BC Hydro Forecast: Too high risk in the Industrial category
by Erik Andersen
I no longer need to worry about answers to my question of a few weeks ago. I was fortunate to be in a place where I was able to ask David Ince, Manager of Marketing Forecasting, BC Hydro. However, I am writing today to put on formal record my concerns that the “public interest” is not being addressed as it should be in the matter of the “Industrial” component of BC Hydro’s forecast.

David and his associate Warren Bell presented the current outlook soon to be posted as the forecast for BC Hydro. The impression left with me is that this is a work of considerable detail and is well balanced using the best available information until it comes to the “industrial” outlook.

David and his team are excellent navigators but are taking directions from a “captain” that appears comparable with Captain Francesco Schettino of Costa Concordia. While Captain Schettino had nowhere to go to escape accountability the “Captain(s)” of BC Hydro can carry on because the financial shipwreck of BC Hydro is in slow motion.

What I wish the BCUC would do is act in the public interest like an air traffic controller. Put on record course corrections to avoid the financial mess many can see ahead.

Warren made it clear that BC Hydro is playing a high stakes game in its planning to serve new industrial customers in the northern part of the province. This was a presentation driven by ambition and not by common sense. The “fig leaf” used was that BC Hydro was only following the government’s policy of taking all opportunities to go “green”.

This policy comes with a serious cost. Since 2000  BC Hydro has invested about $8 billion from which no discernable economic benefits for ratepayers have been derived, if measured by prevailing rates to customers which presumably reflect costs and productivity or not. Since 2000 the recorded demand for BC customers has floated around 50,000 GWhrs per year. The gross per capita demand in BC has been declining in recent years which is confirmation that conservation is working and that customers are price sensitive as is recognized in David’s forecast. So for all existing customers they are happy with having enough electricity from the existing production units operated by BC hydro plus those IPPs that have added 12,600 GWhrs, an over capacity condition that the Premier must have in her mind  when she is taking these days.
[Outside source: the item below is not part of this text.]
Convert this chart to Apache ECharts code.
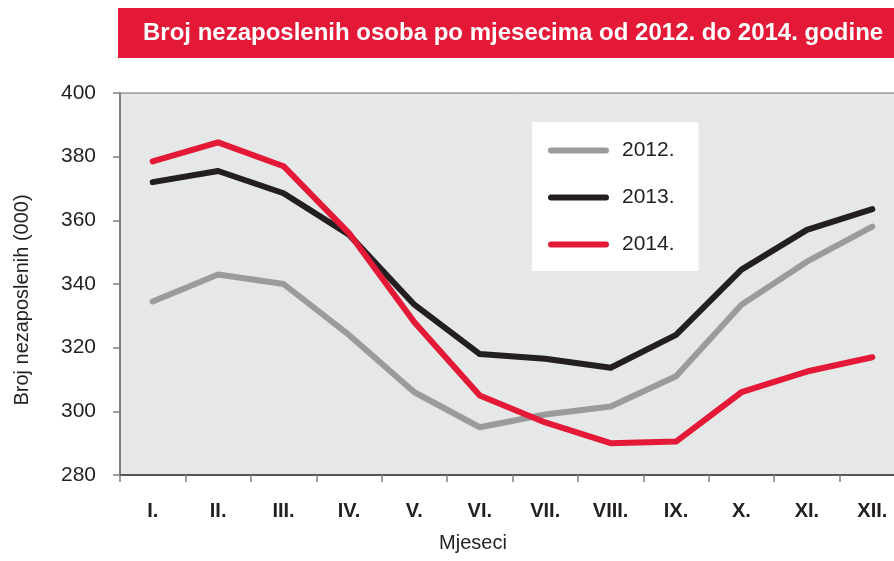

Now we come to the sticky part I am asking you folks to think about. Warren and David represented that “industrial” customers in BC pay about $35 per MWhr. The Quebec Hydro report, a comparison of North American rates, indicates the BC rate is closer to $50. Both represented that new power sources in BC are being paid about $130 per MWhr. A few of us looked at the public numbers for Site C and thought they would be about $100 perMWhr. No matter how one slices and dices the spread between the “industrial” rate and the marginal cost of new production is huge. When asked about what these “new and best friends” would have to pay, Warren would only answer that the matter was under negotiation which is much the same when politicians answer a question by saying it is a matter in front of the courts, sorry.

On just one of the several projects in the short list that makes up new “industrial” demand is the Northern Gateway Pipeline. This applicant has indicated it will buy electricity in BC for its pumping stations. A calculation of need produces an annual expense for NGP of $35 million per year which is in effect a $90 million per year subsidy by BC ratepayers to Northern Gateway. I don’t think BC Hydro’s existing customers will stand still for this kind practice and hopefully neither will the BCUC.

Complicating this gross indecency is the prospect that natural gas producers will get it all wrong again like they did twice with their passion for a Mackenzie Valley pipeline. Commodity prices have a nasty habit of large price swings that could very easily happen internationally. Just like you have seen with one applicant first seeking to be an importer of LNG and now an exporter. Hardly a public confidence builder.

Warren indicated that there is no other LNG operation in world using electricity in the fashion proposed by the “Captain(s)” here. Every where else they use their own product for the job. If this is an accurate representation, then for the sake of a “fig leaf”, BC ratepayers are facing the prospect of subsidizing a host of new industrial customers. That does not seem the best use of our credit and resources. Let the pipelines and mines carry their own energy costs as a way of reducing future operating revenue risks for BC Hydro.  Please look at the record for BC coal in the 70s. It is a metaphor for today.